In der ersten Variante des Feldver-suchs wird der Raps mit alternativen, Metazachlor-freien, Herbizidmischungen behandelt. In zwei weiteren Varianten soll eine rein mechanische Unkrautbekämpfung durchgeführt werden; zum einen durch das Striegeln zum anderen durch das Hacken bei weiteren Reihenbeständen. Untersaaten (Sommerwicken, Alexandrinerklee, Futterlinse...) im Raps werden bei „weiten Reihen“ zur Unkrautunterdrückung geprüft

Als letzte Variante sollen Mischsaaten ausgesät werden. Hierunter versteht man den zeitgleichen Anbau verschiedener Kulturen auf der gleichen Fläche.

Öllein, Leindotter, Saflor, Ölmohn, Ölhanf sowie Sonnenblumen sind ölproduzierende Pflanzen die als mögliche Substituenten der Rapskultur in einer weiten Fruchtfolge in Frage kommen. Verschiedene dieser Kulturen stellen den Anbauer jedoch vor gewisse Herausforderungen wie eine schwierige Kulturführung, eine extrem langsame Jugendentwicklung mit niedriger Unkrautunterdrückung oder fehlende Abnehmer.

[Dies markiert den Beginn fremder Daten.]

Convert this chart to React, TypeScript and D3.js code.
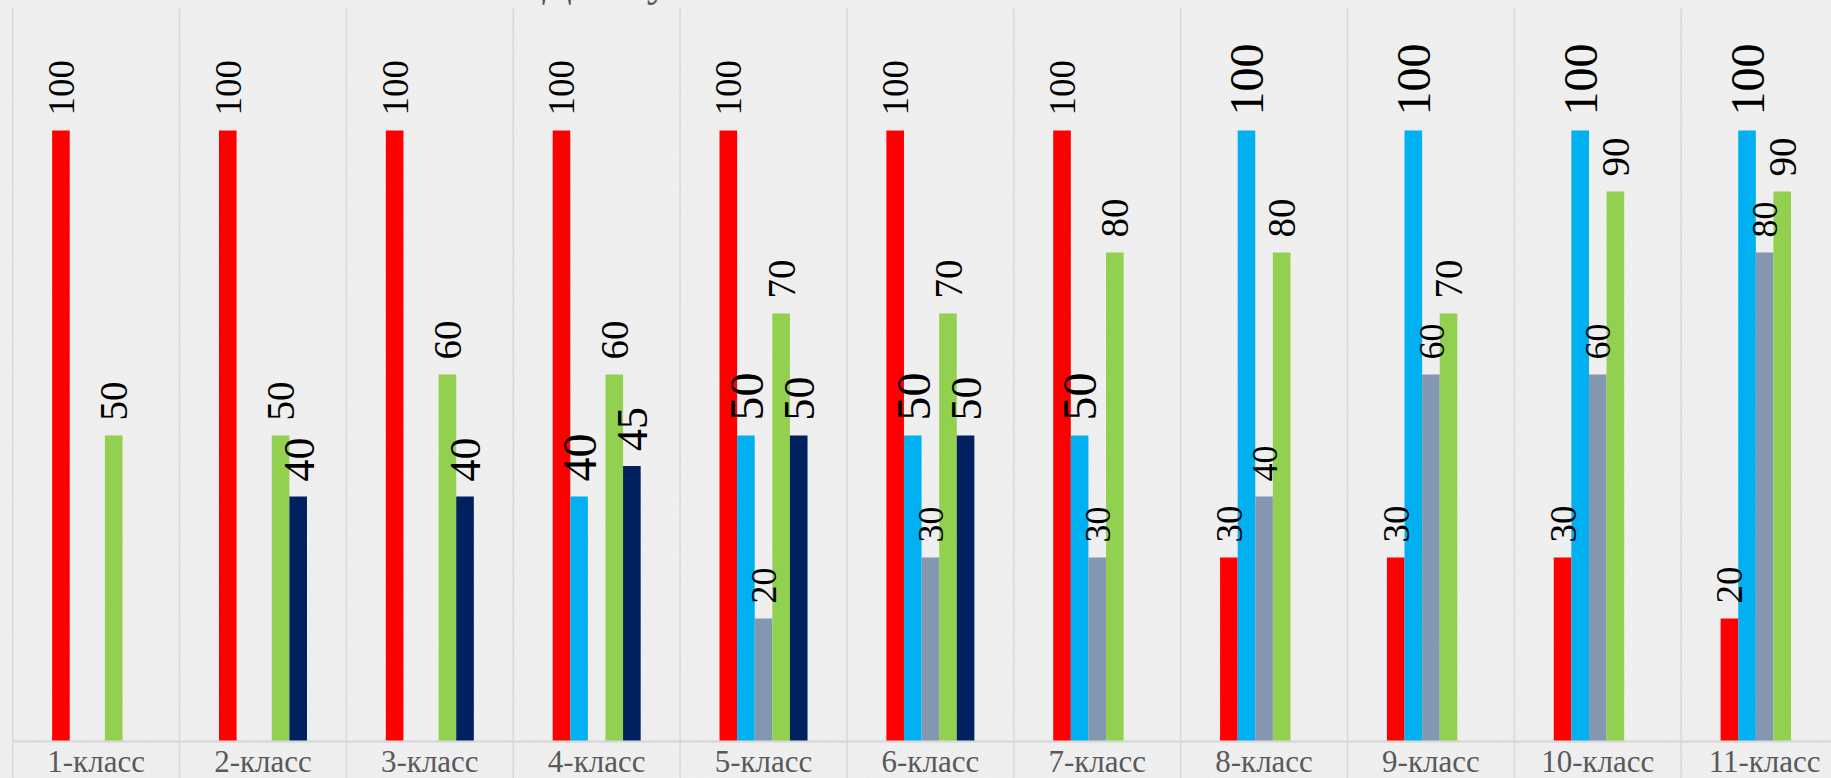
import React from 'react';
import * as d3 from 'd3';

const categories = ['1-класс', '2-класс', '3-класс', '4-класс', '5-класс', '6-класс', '7-класс', '8-класс', '9-класс', '10-класс', '11-класс'];
const seriesKeys = ['red', 'blue', 'gray', 'green', 'navy'];
const redValues = [100, 100, 100, 100, 100, 100, 100, 30, 30, 30, 20];
const blueValues = [null, null, null, 40, 50, 50, 50, 100, 100, 100, 100];
const grayValues = [null, null, null, null, 20, 30, 30, 40, 60, 60, 80];
const greenValues = [50, 50, 60, 60, 70, 70, 80, 80, 70, 90, 90];
const navyValues = [null, 40, 40, 45, 50, 50, null, null, null, null, null];
const titleText = 'Доля участников';

const seriesValues: Record<string, (number | null)[]> = {
  red: redValues,
  blue: blueValues,
  gray: grayValues,
  green: greenValues,
  navy: navyValues,
};

const colors: Record<string, string> = {
  red: '#FF0000',
  blue: '#00B0F0',
  gray: '#8497B0',
  green: '#92D050',
  navy: '#002060',
};

const labelSize: Record<string, number> = {
  red: 37,
  blue: 48,
  gray: 36,
  green: 39,
  navy: 44,
};

const W = 1831;
const H = 778;
const left = 12.7;
const step = 166.85;
const groupW = 88;
const FONT = "'Liberation Serif', 'DejaVu Serif', 'Times New Roman', serif";

export default function App() {
  const x = d3
    .scaleBand<string>()
    .domain(categories)
    .range([left, left + step * categories.length])
    .paddingInner(0)
    .paddingOuter(0);
  const bw = x.bandwidth();
  const sub = d3
    .scaleBand<string>()
    .domain(seriesKeys)
    .range([(bw - groupW) / 2, (bw + groupW) / 2])
    .padding(0);
  const y = d3.scaleLinear().domain([0, 100]).range([740.5, 130.5]);

  const bars: any[] = [];
  const labels: any[] = [];
  categories.forEach((c, i) => {
    seriesKeys.forEach((k) => {
      const v = seriesValues[k][i];
      if (v == null) return;
      const bx = (x(c) as number) + (sub(k) as number);
      const cx = bx + sub.bandwidth() / 2;
      bars.push(
        <rect
          key={`b-${c}-${k}`}
          x={bx}
          y={y(v)}
          width={sub.bandwidth()}
          height={y(0) - y(v)}
          fill={colors[k]}
        />
      );
      labels.push(
        <text
          key={`l-${c}-${k}`}
          transform={`translate(${cx},${y(v) - 15}) rotate(-90)`}
          dy="0.35em"
          fill="#000"
          style={{ fontFamily: FONT, fontSize: `${labelSize[k]}px` }}
        >
          {v}
        </text>
      );
    });
  });

  const gridXs = d3
    .range(categories.length + 1)
    .map((i) => (i < categories.length ? (x(categories[i]) as number) : x.range()[1]));

  return (
    <svg
      width={W}
      height={H}
      style={{ position: 'absolute', left: 0, top: 0, display: 'block' }}
    >
      <defs>
        <filter id="noise" x="0" y="0" width="100%" height="100%">
          <feTurbulence type="fractalNoise" baseFrequency="0.9" numOctaves="2" seed="4" result="t" />
          <feColorMatrix
            in="t"
            type="matrix"
            values="0 0 0 0 0.55  0 0 0 0 0.55  0 0 0 0 0.55  0.3 0 0 0 -0.1"
          />
        </filter>
      </defs>
      <rect x={0} y={0} width={W} height={H} fill="#F0F0F0" />
      <rect x={0} y={0} width={W} height={H} filter="url(#noise)" opacity={0.6} />
      <text
        x={542}
        y={-4}
        fill="#595959"
        style={{ fontFamily: FONT, fontSize: '44px' }}
      >
        {titleText}
      </text>
      {gridXs.map((gx, i) => (
        <line key={`g-${i}`} x1={gx} x2={gx} y1={8} y2={H} stroke="#D9D9D9" strokeWidth={1.5} />
      ))}
      <line x1={left} x2={W} y1={741.5} y2={741.5} stroke="#D9D9D9" strokeWidth={2.5} />
      {bars}
      {labels}
      {categories.map((c) => (
        <text
          key={`c-${c}`}
          x={(x(c) as number) + bw / 2}
          y={772}
          textAnchor="middle"
          fill="#595959"
          style={{ fontFamily: FONT, fontSize: '31px' }}
        >
          {c}
        </text>
      ))}
    </svg>
  );
}
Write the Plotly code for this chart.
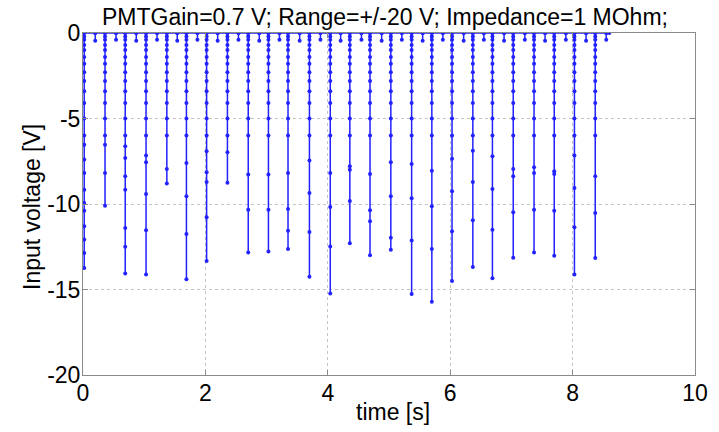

Derzeit erscheinen Öllein und Leindotter am vielversprechendsten und sollen deswegen in den Feldversuchen angebaut werden.

Der Wissenstransfer in die landwirtschaftliche Praxis wird durch das sofortige Einbeziehen der neuesten Erkenntnisse in die Erstausbildung der Ackerbauschule, die Vor-Ort Beratung der Landwirte sowie große Sensibilisierungskampagnen stattfinden.

Das von den drei Ministerien (Landwirtschaft, Nachhaltige Entwicklung und Infrastrukturen sowie Hoch-
schule und Forschung) finanzierte
Projekt soll im Sommer 2015 starten und 5 Jahre andauern. Hauptakteure sind die Landwirtschaftskammer (LWK), die Ackerbauschule (LTA) sowie das neugegründete Luxembourg Institute of Science and Technologie (LIST). Demnach kann die Eingangsfrage über die Zukunftsfähigkeit der Rapskultur in den Wasserschutzgebieten zum jetzigen Zeitpunkt nicht abschließend geklärt werden. Vor der Auswertung der Versuchsergebnisse können keine fundierten Aussagen getroffen werden. Fachberater von der Landwirtschaftskammer gaben dabei die nötigen Erklärungen.